# Problem description
Copy each line in which the string "with" occurs.
— Begin Data entries —
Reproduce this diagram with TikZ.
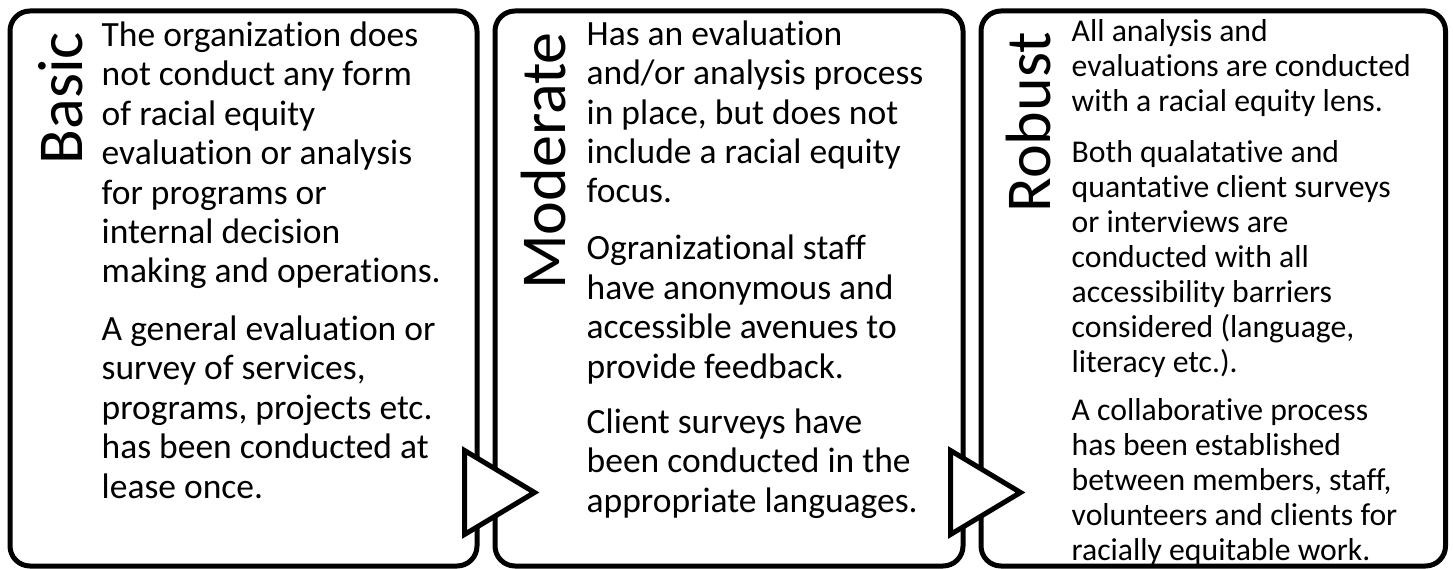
\documentclass[tikz,border=0pt]{standalone}
\usepackage{fontspec}
\setmainfont{Carlito}[Ligatures={NoCommon}]
\usetikzlibrary{positioning,calc}

\tikzset{
  stagebox/.style={draw,line width=5pt,rounded corners=20pt,fill=white,anchor=north west,inner sep=0pt},
  stagetitle/.style={rotate=90,anchor=base east,inner sep=0pt,font=\fontsize{64}{70}\selectfont},
  stagetext/.style={anchor=base west,inner sep=0pt,align=left,font=\fontsize{35.5}{39.4}\selectfont},
  smalltext/.style={stagetext,font=\fontsize{31.7}{35}\selectfont},
  stagearrow/.style={draw,line width=5pt,fill=white,line join=miter}
}

\begin{document}
\begin{tikzpicture}[x=1pt,y=-1pt]
  \useasboundingbox (0,0) rectangle (1453,569);
  % the three stages
  \node[stagebox,minimum width=467pt,minimum height=555pt] (basic) at (7.5,8.5) {};
  \node[stagebox,minimum width=468pt,minimum height=555pt] (moderate) at (492.5,8.5) {};
  \node[stagebox,minimum width=464.5pt,minimum height=555pt] (robust) at (978.5,8.5) {};

  % titles
  \node[below right=23.5pt and 74.5pt of basic.north west,stagetitle] (basictitle) {Basic};
  \node[below right=23.5pt and 72.5pt of moderate.north west,stagetitle] (moderatetitle) {Moderate};
  \node[below right=23.5pt and 71.5pt of robust.north west,stagetitle] (robusttitle) {Robust};

  % basic (placed by the baseline of the last line)
  \node[below right=274.5pt and 94pt of basic.north west,stagetext] (basicA) {
    The organization does\\not conduct any form\\of racial equity\\evaluation or analysis\\for programs or\\internal decision\\making and operations.};
  \node[below right=489.5pt and 94pt of basic.north west,stagetext] (basicB) {
    A general evaluation or\\survey of services,\\programs, projects etc.\\has been conducted at\\lease once.};

  % moderate
  \node[below right=194.5pt and 94pt of moderate.north west,stagetext] (moderateA) {
    Has an evaluation\\and/or analysis process\\in place, but does not\\include a racial equity\\focus.};
  \node[below right=369.5pt and 94pt of moderate.north west,stagetext] (moderateB) {
    Ogranizational staff\\have anonymous and\\accessible avenues to\\provide feedback.};
  \node[below right=503.5pt and 94pt of moderate.north west,stagetext] (moderateC) {
    Client surveys have\\been conducted in the\\appropriate languages.};

  % robust
  \node[below right=103.5pt and 93pt of robust.north west,smalltext] (robustA) {
    All analysis and\\evaluations are conducted\\with a racial equity lens.};
  \node[below right=363.5pt and 93pt of robust.north west,smalltext] (robustB) {
    Both qualatative and\\quantative client surveys\\or interviews are\\conducted with all\\accessibility barriers\\considered (language,\\literacy etc.).};
  \node[below right=551.5pt and 93pt of robust.north west,smalltext] (robustC) {
    A collaborative process\\has been established\\between members, staff,\\volunteers and clients for\\racially equitable work.};

  % arrows between stages
  \draw[stagearrow] ([shift={(-15,162)}]basic.east) -- ([shift={(55,204)}]basic.east)
    -- ([shift={(-15,246)}]basic.east) -- cycle;
  \draw[stagearrow] ([shift={(-15,162)}]moderate.east) -- ([shift={(55,204)}]moderate.east)
    -- ([shift={(-15,246)}]moderate.east) -- cycle;
\end{tikzpicture}
\end{document}
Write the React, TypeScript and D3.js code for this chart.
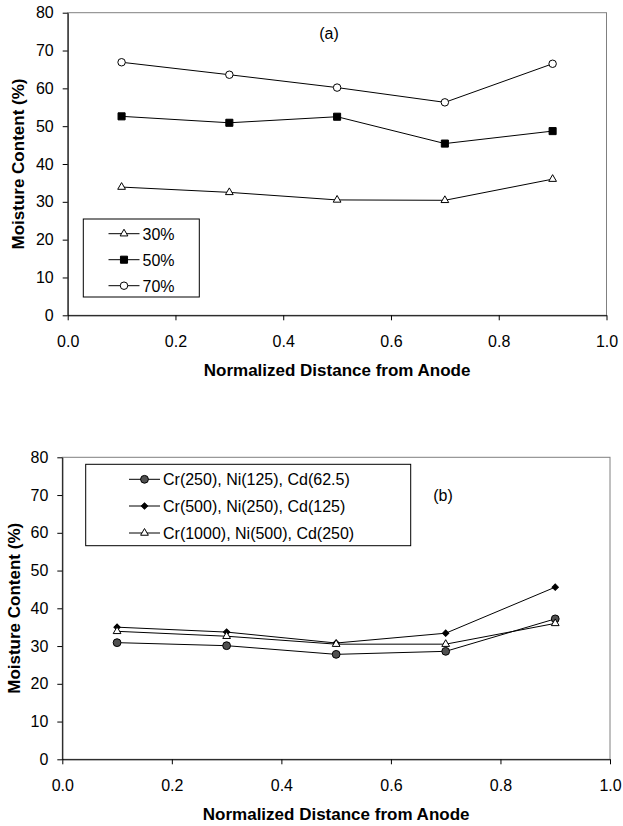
import React, { useEffect, useRef } from 'react'
import * as d3 from 'd3'

// values
const distance = [0.1, 0.3, 0.5, 0.7, 0.9]
const xTicks = [0, 0.2, 0.4, 0.6, 0.8, 1.0]
const yTicks = [0, 10, 20, 30, 40, 50, 60, 70, 80]

// panel (a): initial moisture content
const moistureLabels = ['30%', '50%', '70%']
const moisture30 = [33.9, 32.5, 30.5, 30.4, 36.0]
const moisture50 = [52.6, 50.9, 52.5, 45.4, 48.7]
const moisture70 = [66.9, 63.6, 60.2, 56.3, 66.5]

// panel (b): metal concentrations
const metalLabels = [
  'Cr(250), Ni(125), Cd(62.5)',
  'Cr(500), Ni(250), Cd(125)',
  'Cr(1000), Ni(500), Cd(250)',
]
const metalLow = [30.9, 30.1, 27.8, 28.6, 37.2]
const metalMid = [35.0, 33.7, 30.8, 33.4, 45.6]
const metalHigh = [33.9, 32.6, 30.5, 30.5, 36.0]

const FONT = 'Liberation Sans, Arial, sans-serif'

type Marker = { shape: d3.SymbolType; size: number; fill: string; rotate?: number }

const triangle: Marker = { shape: d3.symbolTriangle, size: 26, fill: '#fff' }
const square: Marker = { shape: d3.symbolSquare, size: 50, fill: '#000' }
const circle: Marker = { shape: d3.symbolCircle, size: 44, fill: '#fff' }
const grayCircle: Marker = { shape: d3.symbolCircle, size: 48, fill: '#505050' }
const diamond: Marker = { shape: d3.symbolSquare, size: 20, fill: '#000', rotate: 45 }

function drawMarker(g: any, m: Marker, x: number, y: number) {
  g.append('path')
    .attr('d', d3.symbol().type(m.shape).size(m.size)())
    .attr('transform', `translate(${x},${y})` + (m.rotate ? ` rotate(${m.rotate})` : ''))
    .attr('fill', m.fill)
    .attr('stroke', '#000')
    .attr('stroke-width', 1)
}

function drawPanel(svg: any, cfg: any) {
  const { left, right, top, bottom, series, tag, tagX, tagY, legend } = cfg
  const x = d3.scaleLinear().domain([0, 1]).range([left, right])
  const y = d3.scaleLinear().domain([0, 80]).range([bottom, top])

  // plot area frame
  svg.append('rect')
    .attr('x', left).attr('y', top)
    .attr('width', right - left).attr('height', bottom - top)
    .attr('fill', 'none').attr('stroke', '#808080').attr('stroke-width', 1)

  const xAxis = svg.append('g')
    .attr('transform', `translate(0,${bottom})`)
    .call(d3.axisBottom(x).tickValues(xTicks).tickFormat(d3.format('.1f')).tickSize(5).tickSizeOuter(0).tickPadding(15))
  const yAxis = svg.append('g')
    .attr('transform', `translate(${left},0)`)
    .call(d3.axisLeft(y).tickValues(yTicks).tickSize(5).tickSizeOuter(0).tickPadding(9))
  for (const ax of [xAxis, yAxis]) {
    ax.selectAll('text').attr('font-family', FONT).attr('font-size', 16).attr('fill', '#000')
    ax.selectAll('line, path').attr('stroke', '#000')
  }

  svg.append('text')
    .attr('x', (left + right) / 2).attr('y', bottom + 60.5)
    .attr('text-anchor', 'middle')
    .attr('font-family', FONT).attr('font-size', 17).attr('font-weight', 'bold')
    .text('Normalized Distance from Anode')
  svg.append('text')
    .attr('transform', `translate(${cfg.yTitleX},${(top + bottom) / 2}) rotate(-90)`)
    .attr('text-anchor', 'middle')
    .attr('font-family', FONT).attr('font-size', 17).attr('font-weight', 'bold')
    .text('Moisture Content (%)')

  svg.append('text')
    .attr('x', tagX).attr('y', tagY)
    .attr('text-anchor', 'middle')
    .attr('font-family', FONT).attr('font-size', 16)
    .text(tag)

  const line = d3.line<number>().x((d, i) => x(distance[i])).y(d => y(d))
  series.forEach((s: any) => {
    svg.append('path')
      .attr('d', line(s.values))
      .attr('fill', 'none').attr('stroke', '#000').attr('stroke-width', 1)
  })
  series.forEach((s: any) => {
    s.values.forEach((v: number, i: number) => drawMarker(svg, s.marker, x(distance[i]), y(v)))
  })

  // legend
  const lg = svg.append('g')
  lg.append('rect')
    .attr('x', legend.x).attr('y', legend.y)
    .attr('width', legend.w).attr('height', legend.h)
    .attr('fill', '#fff').attr('stroke', '#000').attr('stroke-width', 1)
  series.forEach((s: any, k: number) => {
    const ry = legend.rowY[k]
    lg.append('line')
      .attr('x1', legend.lineX).attr('x2', legend.lineX + 31)
      .attr('y1', ry).attr('y2', ry)
      .attr('stroke', '#000').attr('stroke-width', 1)
    drawMarker(lg, s.marker, legend.lineX + 15.5, ry)
    lg.append('text')
      .attr('x', legend.lineX + 34).attr('y', ry + 6)
      .attr('font-family', FONT).attr('font-size', 16)
      .text(s.label)
  })
}

export default function App() {
  const ref = useRef<SVGSVGElement>(null)

  useEffect(() => {
    const svg = d3.select(ref.current)
    svg.selectAll('*').remove()

    drawPanel(svg, {
      left: 67.7, right: 606.5, top: 12.7, bottom: 315.3,
      yTitleX: 23.5,
      tag: '(a)', tagX: 329, tagY: 39,
      series: [
        { label: moistureLabels[0], values: moisture30, marker: triangle },
        { label: moistureLabels[1], values: moisture50, marker: square },
        { label: moistureLabels[2], values: moisture70, marker: circle },
      ],
      legend: { x: 83.3, y: 219, w: 116, h: 78, lineX: 108.5, rowY: [233.7, 259.7, 285.7] },
    })

    drawPanel(svg, {
      left: 62.3, right: 610, top: 457.3, bottom: 759.3,
      yTitleX: 20,
      tag: '(b)', tagX: 443, tagY: 501,
      series: [
        { label: metalLabels[0], values: metalLow, marker: grayCircle },
        { label: metalLabels[1], values: metalMid, marker: diamond },
        { label: metalLabels[2], values: metalHigh, marker: triangle },
      ],
      legend: { x: 85.7, y: 464.3, w: 325, h: 81.4, lineX: 129, rowY: [479.3, 506, 533] },
    })
  }, [])

  return (
    <svg ref={ref} width={623} height={826}
      style={{ position: 'absolute', left: 0, top: 0, background: '#fff' }} />
  )
}
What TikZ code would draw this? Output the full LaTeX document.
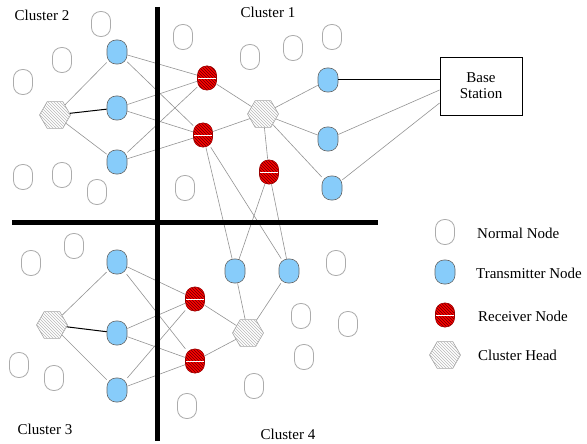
— End Data entries —
# Reply to the task
Reproduce this diagram with TikZ.
    All analysis and\\evaluations are conducted\\with a racial equity lens.};
    Both qualatative and\\quantative client surveys\\or interviews are\\conducted with all\\accessibility barriers\\considered (language,\\literacy etc.).};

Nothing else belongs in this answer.